In February 2019, the federal government announced $638 million for urban Indigenous people under the $40-billion national housing strategy. About two-thirds of that is for people who are homeless, and one-third for programs like Tawaak.
Some Indigenous organizations, including AHMA, have criticized that amount as not enough to meet the need.
AHMA and others have been calling for the creation of a national strategy on housing for urban Indigenous people. Pfoh believes this would give small organizations a stronger voice.
'Hoping that I'm not too late'
Chief Sidney Peters knows fixing Tawaak will be a major job. In addition to his duties as the chief of Glooscap First Nation, Peters became the chair of the Tawaak board last November.
Peters worked in housing for many years and has seen the need in rural and on-reserve areas. In the last census, Statistics Canada identified that one-quarter of the on-reserve population lives in a building in need of major repairs.
"I've seen what has happened in the rural areas and I really didn't want to see that happen in the urban areas, and I was hoping that I'm not too late to try to help turn this around," he said.
He knows how many people live off-reserve for jobs, education, or health care. He draws a connection between safe urban housing and the fiduciary responsibility of the Crown toward Indigenous peoples.
"If you take a look at people and demographics, people have to go. They have to work, they've got to live and they have to be educated. A lot of these [reserve] communities may not be near universities, college," he said.

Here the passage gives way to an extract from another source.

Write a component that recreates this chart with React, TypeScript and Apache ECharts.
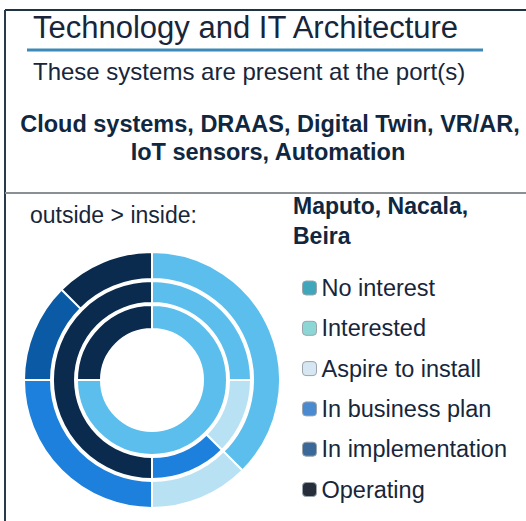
import React, { useEffect, useRef } from "react";
import * as echarts from "echarts";

const statuses = [
  "No interest",
  "Interested",
  "Aspire to install",
  "In business plan",
  "In implementation",
  "Operating",
];
// share of systems per status, outer ring -> inner ring
const maputo = [0, 37.5, 12.5, 25, 12.5, 12.5];
const nacala = [0, 25, 12.5, 12.5, 0, 50];
const beira = [0, 75, 0, 0, 0, 25];

const sliceColors = ["#3AA0C8", "#5BBEEC", "#B9E1F4", "#1C80DC", "#0B5AA6", "#0A2A4E"];
const legendColors = ["#3FA6BC", "#8DD6D6", "#D6E6F2", "#4A8AD0", "#3A6898", "#262E3C"];

const FONT = "'Liberation Sans', Arial, sans-serif";
const TEXT = "#17263a";

export default function App() {
  const ref = useRef<HTMLDivElement>(null);

  useEffect(() => {
    if (!ref.current) return;
    const chart = echarts.init(ref.current, undefined, { renderer: "svg" });

    const ring = (name: string, values: number[], radius: [number, number]) => ({
      type: "pie",
      name,
      center: [152, 380],
      radius,
      startAngle: 90,
      clockwise: true,
      silent: true,
      label: { show: false },
      labelLine: { show: false },
      emphasis: { disabled: true },
      itemStyle: { borderColor: "#ffffff", borderWidth: 2 },
      data: statuses.map((s, i) => ({
        name: s,
        value: values[i],
        itemStyle: { color: sliceColors[i] },
      })),
    });

    chart.setOption({
      animation: false,
      backgroundColor: "#ffffff",
      legend: {
        orient: "vertical",
        left: 297,
        top: 270,
        itemWidth: 14,
        itemHeight: 14,
        itemGap: 14.3,
        icon: "roundRect",
        selectedMode: false,
        textStyle: { fontFamily: FONT, fontSize: 23.5, color: TEXT, lineHeight: 26 },
        data: statuses.map((s, i) => ({
          name: s,
          itemStyle: { color: legendColors[i], borderColor: "#9aa4ac", borderWidth: 1 },
        })),
      },
      series: [
        ring("Maputo", maputo, [101, 128]),
        ring("Nacala", nacala, [77, 99]),
        ring("Beira", beira, [51, 75]),
      ],
      graphic: [
        { type: "line", shape: { x1: 5, y1: 10, x2: 526, y2: 10 }, style: { stroke: "#1f3347", lineWidth: 2 } },
        { type: "line", shape: { x1: 5, y1: 10, x2: 5, y2: 521 }, style: { stroke: "#2a3a4a", lineWidth: 2 } },
        { type: "line", shape: { x1: 5, y1: 193, x2: 526, y2: 193 }, style: { stroke: "#8a8f94", lineWidth: 2 } },
        { type: "line", shape: { x1: 27, y1: 50, x2: 483, y2: 50 }, style: { stroke: "#3d8ab8", lineWidth: 3 } },
        {
          type: "text", x: 33, y: 27,
          style: { text: "Technology and IT Architecture", font: `31px ${FONT}`, fill: TEXT, textVerticalAlign: "middle" },
        },
        {
          type: "text", x: 33, y: 71,
          style: { text: "These systems are present at the port(s)", font: `24px ${FONT}`, fill: TEXT, textVerticalAlign: "middle" },
        },
        {
          type: "text", x: 270, y: 124,
          style: { text: "Cloud systems, DRAAS, Digital Twin, VR/AR,", font: `bold 23.5px ${FONT}`, fill: "#0f2740", textAlign: "center", textVerticalAlign: "middle" },
        },
        {
          type: "text", x: 268, y: 152,
          style: { text: "IoT sensors, Automation", font: `bold 23.5px ${FONT}`, fill: "#0f2740", textAlign: "center", textVerticalAlign: "middle" },
        },
        {
          type: "text", x: 30, y: 215,
          style: { text: "outside > inside:", font: `23px ${FONT}`, fill: TEXT, textVerticalAlign: "middle" },
        },
        {
          type: "text", x: 293, y: 206,
          style: { text: "Maputo, Nacala,", font: `bold 23px ${FONT}`, fill: "#0f2740", textVerticalAlign: "middle" },
        },
        {
          type: "text", x: 293, y: 236,
          style: { text: "Beira", font: `bold 23px ${FONT}`, fill: "#0f2740", textVerticalAlign: "middle" },
        },
      ],
    });

    return () => chart.dispose();
  }, []);

  return (
    <div
      ref={ref}
      style={{ position: "fixed", left: 0, top: 0, width: 526, height: 521 }}
    />
  );
}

"We're not getting the funding there that's required to help us move this forward."
The breaking point
Tawaak is the largest provider of off-reserve housing for Indigenous people in Nova Scotia. It isn't tied to any of the province's 13 Mi'kmaw First Nations.
The organization was profiled in a 2017 study funded by the Government of Canada. At that time it had six full-time employees and one part-time employee. Wages were listed as "not competitive" and there were no funds for staff training.
Claudia Jahn, the director of community housing development at the Affordable Housing Association of Nova Scotia, has done reviews on such organizations before.
To Jahn, it is no coincidence that tenants are becoming desperate now, about 25 years after a fundamental shift in social housing policy.
"What we are seeing is really that the non-profits were depleting their stock over many years. And as we know, the lifespan of material in the units is traditionally 25 years. Just from windows, heating systems, roofing. So this is really that we've reached that breaking point," she says.
Jahn has seen other non-profits deal with this breaking point by selling off some of their buildings to fund repairs in others. She says the national housing strategy is a much-needed injection of cash, but the way non-profit housing is delivered must evolve.
"Our ask and our hope is really that this kind of support and policy will be consistent for the future, because otherwise we will be in the same situation in 25 years," she says.
Jahn and her organization are working with Tawaak as it goes through restructuring.
Chief Sidney Peters says he doesn't know yet what the long-term version of Tawaak will look like. But he's worried without some way to offer safe, affordable housing to Indigenous families, it will be much harder for those families to move to the cities and towns where they want to live, get jobs or schooling, and raise their children the way they want to.
"I just know how important a home is to people," he said. "If you don't have a home and you've got no place to go — even when you're a kid or whatever — you always remember home."